NOTE: Additionally, the executor also inherits all the agent’s environment variables.
Disconnections
An executor considers itself disconnected if the persistent subscription connection (opened via SUBSCRIBE request) to “/executor” breaks. The disconnection can happen due to an agent process failure etc.
Upon detecting a disconnection from the agent, the retry behavior depends on whether framework checkpointing is enabled:
- If framework checkpointing is disabled, the executor is not supposed to retry subscription and gracefully exit.

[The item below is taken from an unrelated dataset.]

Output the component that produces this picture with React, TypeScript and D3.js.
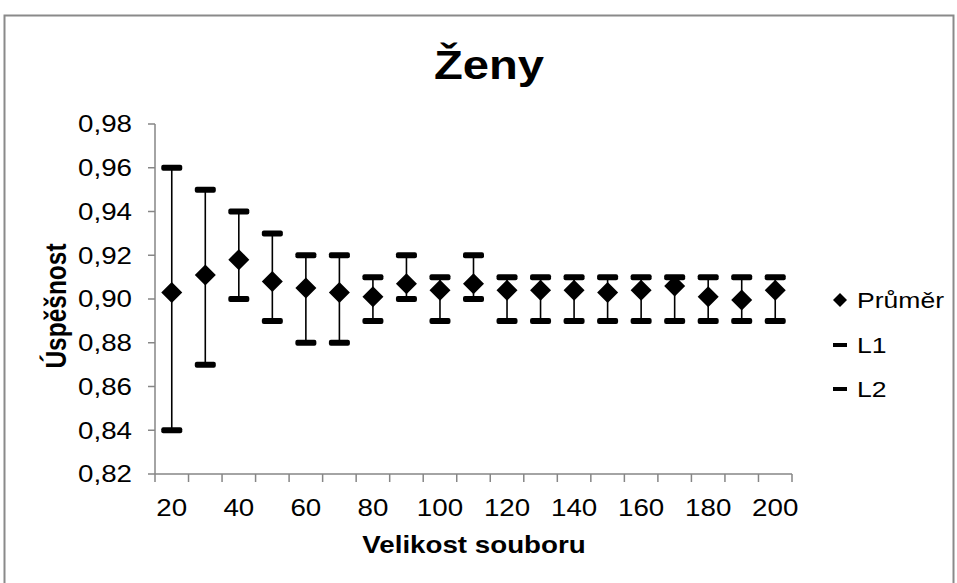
import React from "react";
import * as d3 from "d3";

const categories = [20, 30, 40, 50, 60, 70, 80, 90, 100, 110, 120, 130, 140, 150, 160, 170, 180, 190, 200];
const meanValues = [0.903, 0.911, 0.918, 0.908, 0.905, 0.903, 0.901, 0.907, 0.904, 0.907, 0.904, 0.904, 0.904, 0.903, 0.904, 0.906, 0.901, 0.8995, 0.904];
const l1Values = [0.96, 0.95, 0.94, 0.93, 0.92, 0.92, 0.91, 0.92, 0.91, 0.92, 0.91, 0.91, 0.91, 0.91, 0.91, 0.91, 0.91, 0.91, 0.91];
const l2Values = [0.84, 0.87, 0.90, 0.89, 0.88, 0.88, 0.89, 0.90, 0.89, 0.90, 0.89, 0.89, 0.89, 0.89, 0.89, 0.89, 0.89, 0.89, 0.89];
const yTicks = [0.82, 0.84, 0.86, 0.88, 0.90, 0.92, 0.94, 0.96, 0.98];
const xLabelCats = [20, 40, 60, 80, 100, 120, 140, 160, 180, 200];
const legendItems = ["Průměr", "L1", "L2"];

const W = 957;
const H = 583;
const SX = 1.18;
const FONT = "'Liberation Sans', Arial, sans-serif";
const AXIS = "#868686";

function SText({ x, y, anchor = "start", size, bold = false, children, rotate = 0 }: any) {
  const tr = rotate ? `translate(${x},${y}) rotate(${rotate}) scale(1,${SX})` : `translate(${x},${y}) scale(${SX},1)`;
  return (
    <text transform={tr} textAnchor={anchor} fontSize={size} fontWeight={bold ? "bold" : "normal"} fontFamily={FONT} fill="#000">
      {children}
    </text>
  );
}

export default function App() {
  const x = d3.scaleBand<number>().domain(categories).range([155, 792]).padding(0);
  const y = d3.scaleLinear().domain([0.82, 0.98]).range([474, 124]);
  const cx = (c: number) => (x(c) as number) + x.bandwidth() / 2;
  const fmt = (v: number) => v.toFixed(2).replace(".", ",");
  const diamond = (px: number, py: number, r: number) =>
    `M${px},${py - r}L${px + r},${py}L${px},${py + r}L${px - r},${py}Z`;
  const boundaries = [...categories.map((c) => x(c) as number), 792];

  return (
    <svg width={W} height={H} style={{ position: "absolute", left: 0, top: 0, background: "#fff" }}>
      <rect x={0} y={0} width={W} height={H} fill="#fff" />
      <rect x={4.5} y={15.5} width={949} height={620} fill="none" stroke="#8a8a8a" strokeWidth={2} />

      <SText x={489} y={79} anchor="middle" size={40} bold>Ženy</SText>

      {/* y axis */}
      <line x1={155} x2={155} y1={y(0.98)} y2={y(0.82)} stroke={AXIS} strokeWidth={1.5} />
      {yTicks.map((t) => (
        <g key={t}>
          <line x1={148} x2={155} y1={y(t)} y2={y(t)} stroke={AXIS} strokeWidth={1.5} />
          <SText x={132} y={y(t) + 8.3} anchor="end" size={23.5}>{fmt(t)}</SText>
        </g>
      ))}

      {/* x axis */}
      <line x1={155} x2={792} y1={474} y2={474} stroke={AXIS} strokeWidth={1.5} />
      {boundaries.map((b, i) => (
        <line key={i} x1={b} x2={b} y1={474} y2={482} stroke={AXIS} strokeWidth={1.5} />
      ))}
      {xLabelCats.map((c) => (
        <SText key={c} x={cx(c)} y={516} anchor="middle" size={23.5}>{String(c)}</SText>
      ))}

      <SText x={474} y={553} anchor="middle" size={23.5} bold>Velikost souboru</SText>
      <SText x={66} y={306} anchor="middle" size={24.5} bold rotate={-90}>Úspěšnost</SText>

      {/* high-low lines */}
      {categories.map((c, i) => (
        <line key={"hl" + c} x1={cx(c)} x2={cx(c)} y1={y(l1Values[i])} y2={y(l2Values[i])} stroke="#000" strokeWidth={1.6} />
      ))}
      {/* L1 and L2 dash markers */}
      {categories.map((c, i) => (
        <g key={"m" + c}>
          <rect x={cx(c) - 10.5} y={y(l1Values[i]) - 3} width={21} height={6} rx={2} fill="#000" />
          <rect x={cx(c) - 10.5} y={y(l2Values[i]) - 3} width={21} height={6} rx={2} fill="#000" />
        </g>
      ))}
      {/* mean diamonds */}
      {categories.map((c, i) => (
        <path key={"d" + c} d={diamond(cx(c), y(meanValues[i]), 10.5)} fill="#000" />
      ))}

      {/* legend */}
      <path d={diamond(840, 300, 7)} fill="#000" />
      <SText x={857} y={308} size={22.5}>{legendItems[0]}</SText>
      <rect x={833} y={343} width={14} height={4} fill="#000" />
      <SText x={857} y={353} size={22.5}>{legendItems[1]}</SText>
      <rect x={833} y={387} width={14} height={4} fill="#000" />
      <SText x={857} y={397} size={22.5}>{legendItems[2]}</SText>
    </svg>
  );
}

- If framework checkpointing is enabled, the executor is supposed to retry subscription using a suitable backoff strategy for a duration of
MESOS_RECOVERY_TIMEOUT
. If it is not able to establish a subscription with the agent within this duration, it should gracefully exit.
Agent Recovery
Upon agent startup, an agent performs recovery. This allows the agent to recover status updates and reconnect with old executors. Currently, the agent supports the following recovery mechanisms specified via the --recover
flag:
- reconnect (default): This mode allows the agent to reconnect with any of it’s old live executors provided the framework has enabled checkpointing. The recovery of the agent is only marked complete once all the disconnected executors have connected and hung executors have been destroyed. Hence, it is mandatory that every executor retries at least once within the interval (
MESOS_SUBSCRIPTION_BACKOFF_MAX
) to ensure it is not shutdown by the agent due to being hung/unresponsive. - cleanup: This mode kills any old live executors and then exits the agent. This is usually done by operators when making a non-compatible agent/executor upgrade. Upon receiving a
SUBSCRIBE
request from the executor of a framework with checkpointing enabled, the agent would send it aSHUTDOWN
event as soon as it reconnects. For hung executors, the agent would wait for a duration of--executor_shutdown_grace_period
(configurable at agent startup) and then forcefully kill the container where the executor is running in.
Backoff Strategies
Executors are encouraged to retry subscription using a suitable backoff strategy like linear backoff, when they notice a disconnection with the agent. A disconnection typically happens when the agent process terminates (e.g., restarted for an upgrade). Each retry interval should be bounded by the value of MESOS_SUBSCRIPTION_BACKOFF_MAX
which is set as an environment variable.